Start of Extracted data

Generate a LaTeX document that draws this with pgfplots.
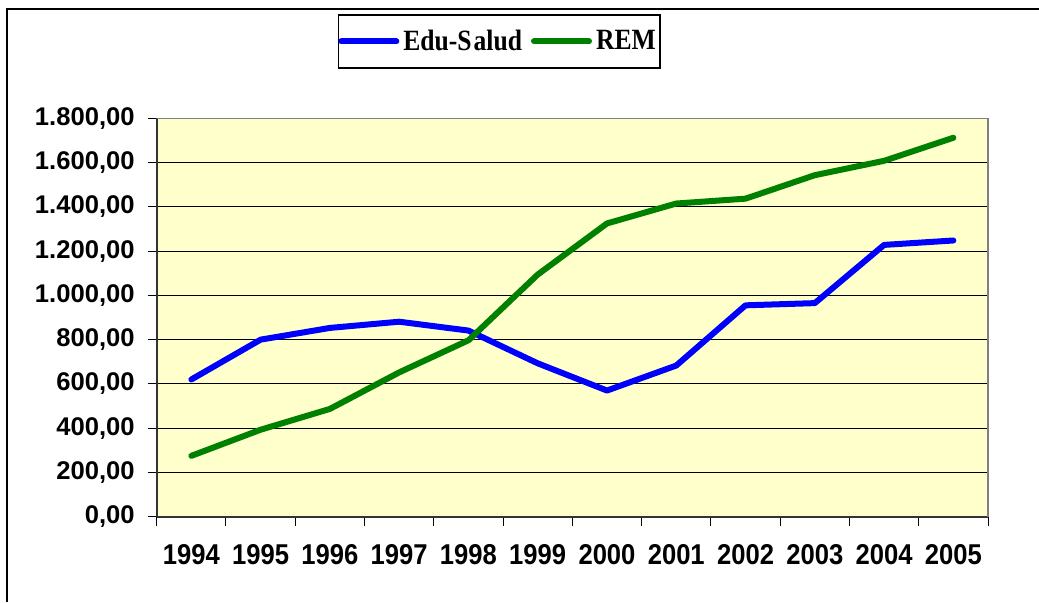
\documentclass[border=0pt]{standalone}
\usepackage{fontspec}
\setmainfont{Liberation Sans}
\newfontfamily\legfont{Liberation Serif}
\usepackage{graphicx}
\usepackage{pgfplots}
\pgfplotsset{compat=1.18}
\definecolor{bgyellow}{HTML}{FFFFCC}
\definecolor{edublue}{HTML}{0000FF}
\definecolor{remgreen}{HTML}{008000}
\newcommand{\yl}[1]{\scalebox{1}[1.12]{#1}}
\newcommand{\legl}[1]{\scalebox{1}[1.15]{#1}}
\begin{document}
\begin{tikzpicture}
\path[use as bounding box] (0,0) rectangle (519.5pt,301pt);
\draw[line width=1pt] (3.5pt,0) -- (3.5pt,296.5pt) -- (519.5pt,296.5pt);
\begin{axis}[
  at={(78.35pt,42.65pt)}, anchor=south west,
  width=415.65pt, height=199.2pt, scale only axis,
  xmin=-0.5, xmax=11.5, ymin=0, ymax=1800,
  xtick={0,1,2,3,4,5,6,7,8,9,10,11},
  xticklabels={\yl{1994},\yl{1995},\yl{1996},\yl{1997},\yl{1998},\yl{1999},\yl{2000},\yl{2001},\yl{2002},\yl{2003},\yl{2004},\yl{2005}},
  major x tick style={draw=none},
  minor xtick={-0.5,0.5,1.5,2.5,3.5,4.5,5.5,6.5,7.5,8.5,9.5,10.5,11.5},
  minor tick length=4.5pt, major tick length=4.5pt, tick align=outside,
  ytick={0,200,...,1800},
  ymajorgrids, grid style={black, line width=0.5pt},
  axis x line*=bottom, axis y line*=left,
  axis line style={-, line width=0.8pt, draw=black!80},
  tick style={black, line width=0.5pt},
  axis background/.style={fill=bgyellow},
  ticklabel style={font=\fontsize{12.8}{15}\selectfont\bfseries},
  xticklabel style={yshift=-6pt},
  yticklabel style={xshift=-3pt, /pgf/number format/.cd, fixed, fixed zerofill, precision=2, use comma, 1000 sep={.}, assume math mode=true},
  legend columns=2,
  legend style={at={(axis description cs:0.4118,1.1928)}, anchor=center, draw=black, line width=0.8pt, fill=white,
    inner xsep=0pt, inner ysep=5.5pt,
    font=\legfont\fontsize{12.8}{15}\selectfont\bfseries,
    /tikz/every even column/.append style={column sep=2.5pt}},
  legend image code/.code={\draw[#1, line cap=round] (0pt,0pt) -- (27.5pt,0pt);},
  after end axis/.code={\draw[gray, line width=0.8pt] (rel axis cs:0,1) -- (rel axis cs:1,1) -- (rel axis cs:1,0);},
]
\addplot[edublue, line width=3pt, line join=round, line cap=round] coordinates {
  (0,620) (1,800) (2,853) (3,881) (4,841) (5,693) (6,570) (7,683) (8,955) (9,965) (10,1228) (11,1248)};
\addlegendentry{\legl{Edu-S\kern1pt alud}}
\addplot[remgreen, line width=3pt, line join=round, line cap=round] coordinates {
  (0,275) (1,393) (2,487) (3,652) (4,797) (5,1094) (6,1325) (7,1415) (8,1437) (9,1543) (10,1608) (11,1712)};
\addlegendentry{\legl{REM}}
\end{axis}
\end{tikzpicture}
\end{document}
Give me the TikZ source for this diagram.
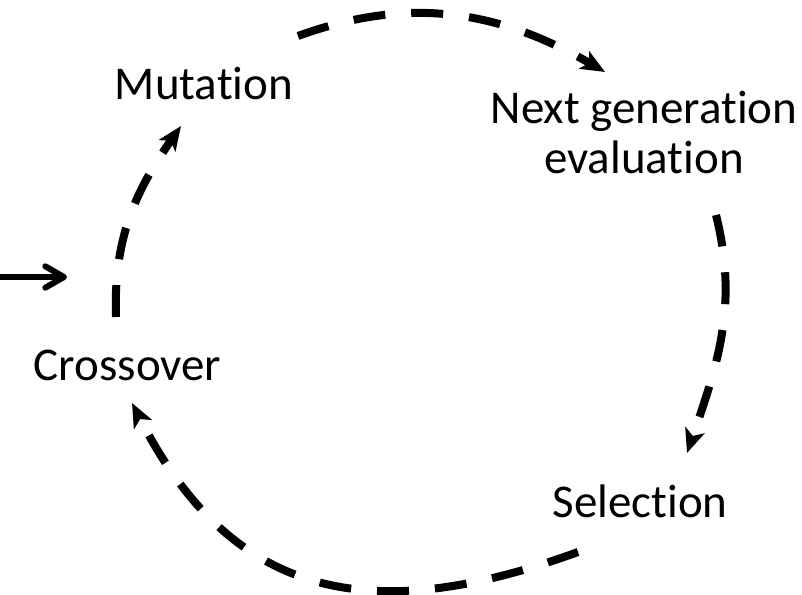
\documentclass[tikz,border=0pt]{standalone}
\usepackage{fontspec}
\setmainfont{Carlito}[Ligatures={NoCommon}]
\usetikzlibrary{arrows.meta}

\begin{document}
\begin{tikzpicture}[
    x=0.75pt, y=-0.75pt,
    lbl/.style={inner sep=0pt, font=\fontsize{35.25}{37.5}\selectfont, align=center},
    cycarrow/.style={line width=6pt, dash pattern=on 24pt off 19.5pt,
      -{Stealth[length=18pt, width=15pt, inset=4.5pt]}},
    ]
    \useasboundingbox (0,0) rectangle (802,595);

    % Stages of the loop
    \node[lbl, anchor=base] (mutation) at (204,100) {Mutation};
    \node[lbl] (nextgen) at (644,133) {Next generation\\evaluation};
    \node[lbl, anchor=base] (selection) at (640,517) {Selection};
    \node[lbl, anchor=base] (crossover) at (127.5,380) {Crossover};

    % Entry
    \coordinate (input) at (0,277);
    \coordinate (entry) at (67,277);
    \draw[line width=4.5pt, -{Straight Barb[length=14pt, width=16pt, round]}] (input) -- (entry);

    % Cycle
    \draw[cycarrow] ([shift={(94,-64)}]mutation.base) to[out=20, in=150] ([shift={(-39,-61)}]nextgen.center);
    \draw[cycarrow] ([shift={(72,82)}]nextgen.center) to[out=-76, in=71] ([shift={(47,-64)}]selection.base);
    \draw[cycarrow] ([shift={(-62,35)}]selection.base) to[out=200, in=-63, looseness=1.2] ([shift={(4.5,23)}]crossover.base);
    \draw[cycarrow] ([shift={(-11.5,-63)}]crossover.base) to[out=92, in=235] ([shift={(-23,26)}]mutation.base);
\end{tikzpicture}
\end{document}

End of Extracted data

● What is asked
Output the data exactly. Pictures don't belong in the result.

● Reply to the task
Generate a LaTeX document that draws this with pgfplots.
\documentclass[border=0pt]{standalone}
\usepackage{fontspec}
\setmainfont{Liberation Sans}
\newfontfamily\legfont{Liberation Serif}
\usepackage{graphicx}
\usepackage{pgfplots}
\pgfplotsset{compat=1.18}
\definecolor{bgyellow}{HTML}{FFFFCC}
\definecolor{edublue}{HTML}{0000FF}
\definecolor{remgreen}{HTML}{008000}
\newcommand{\yl}[1]{\scalebox{1}[1.12]{#1}}
\newcommand{\legl}[1]{\scalebox{1}[1.15]{#1}}
\begin{document}
\begin{tikzpicture}
\path[use as bounding box] (0,0) rectangle (519.5pt,301pt);
\draw[line width=1pt] (3.5pt,0) -- (3.5pt,296.5pt) -- (519.5pt,296.5pt);
\begin{axis}[
  at={(78.35pt,42.65pt)}, anchor=south west,
  width=415.65pt, height=199.2pt, scale only axis,
  xmin=-0.5, xmax=11.5, ymin=0, ymax=1800,
  xtick={0,1,2,3,4,5,6,7,8,9,10,11},
  xticklabels={\yl{1994},\yl{1995},\yl{1996},\yl{1997},\yl{1998},\yl{1999},\yl{2000},\yl{2001},\yl{2002},\yl{2003},\yl{2004},\yl{2005}},
  major x tick style={draw=none},
  minor xtick={-0.5,0.5,1.5,2.5,3.5,4.5,5.5,6.5,7.5,8.5,9.5,10.5,11.5},
  minor tick length=4.5pt, major tick length=4.5pt, tick align=outside,
  ytick={0,200,...,1800},
  ymajorgrids, grid style={black, line width=0.5pt},
  axis x line*=bottom, axis y line*=left,
  axis line style={-, line width=0.8pt, draw=black!80},
  tick style={black, line width=0.5pt},
  axis background/.style={fill=bgyellow},
  ticklabel style={font=\fontsize{12.8}{15}\selectfont\bfseries},
  xticklabel style={yshift=-6pt},
  yticklabel style={xshift=-3pt, /pgf/number format/.cd, fixed, fixed zerofill, precision=2, use comma, 1000 sep={.}, assume math mode=true},
  legend columns=2,
  legend style={at={(axis description cs:0.4118,1.1928)}, anchor=center, draw=black, line width=0.8pt, fill=white,
    inner xsep=0pt, inner ysep=5.5pt,
    font=\legfont\fontsize{12.8}{15}\selectfont\bfseries,
    /tikz/every even column/.append style={column sep=2.5pt}},
  legend image code/.code={\draw[#1, line cap=round] (0pt,0pt) -- (27.5pt,0pt);},
  after end axis/.code={\draw[gray, line width=0.8pt] (rel axis cs:0,1) -- (rel axis cs:1,1) -- (rel axis cs:1,0);},
]
\addplot[edublue, line width=3pt, line join=round, line cap=round] coordinates {
  (0,620) (1,800) (2,853) (3,881) (4,841) (5,693) (6,570) (7,683) (8,955) (9,965) (10,1228) (11,1248)};
\addlegendentry{\legl{Edu-S\kern1pt alud}}
\addplot[remgreen, line width=3pt, line join=round, line cap=round] coordinates {
  (0,275) (1,393) (2,487) (3,652) (4,797) (5,1094) (6,1325) (7,1415) (8,1437) (9,1543) (10,1608) (11,1712)};
\addlegendentry{\legl{REM}}
\end{axis}
\end{tikzpicture}
\end{document}
Give me the TikZ source for this diagram.
\documentclass[tikz,border=0pt]{standalone}
\usepackage{fontspec}
\setmainfont{Carlito}[Ligatures={NoCommon}]
\usetikzlibrary{arrows.meta}

\begin{document}
\begin{tikzpicture}[
    x=0.75pt, y=-0.75pt,
    lbl/.style={inner sep=0pt, font=\fontsize{35.25}{37.5}\selectfont, align=center},
    cycarrow/.style={line width=6pt, dash pattern=on 24pt off 19.5pt,
      -{Stealth[length=18pt, width=15pt, inset=4.5pt]}},
    ]
    \useasboundingbox (0,0) rectangle (802,595);

    % Stages of the loop
    \node[lbl, anchor=base] (mutation) at (204,100) {Mutation};
    \node[lbl] (nextgen) at (644,133) {Next generation\\evaluation};
    \node[lbl, anchor=base] (selection) at (640,517) {Selection};
    \node[lbl, anchor=base] (crossover) at (127.5,380) {Crossover};

    % Entry
    \coordinate (input) at (0,277);
    \coordinate (entry) at (67,277);
    \draw[line width=4.5pt, -{Straight Barb[length=14pt, width=16pt, round]}] (input) -- (entry);

    % Cycle
    \draw[cycarrow] ([shift={(94,-64)}]mutation.base) to[out=20, in=150] ([shift={(-39,-61)}]nextgen.center);
    \draw[cycarrow] ([shift={(72,82)}]nextgen.center) to[out=-76, in=71] ([shift={(47,-64)}]selection.base);
    \draw[cycarrow] ([shift={(-62,35)}]selection.base) to[out=200, in=-63, looseness=1.2] ([shift={(4.5,23)}]crossover.base);
    \draw[cycarrow] ([shift={(-11.5,-63)}]crossover.base) to[out=92, in=235] ([shift={(-23,26)}]mutation.base);
\end{tikzpicture}
\end{document}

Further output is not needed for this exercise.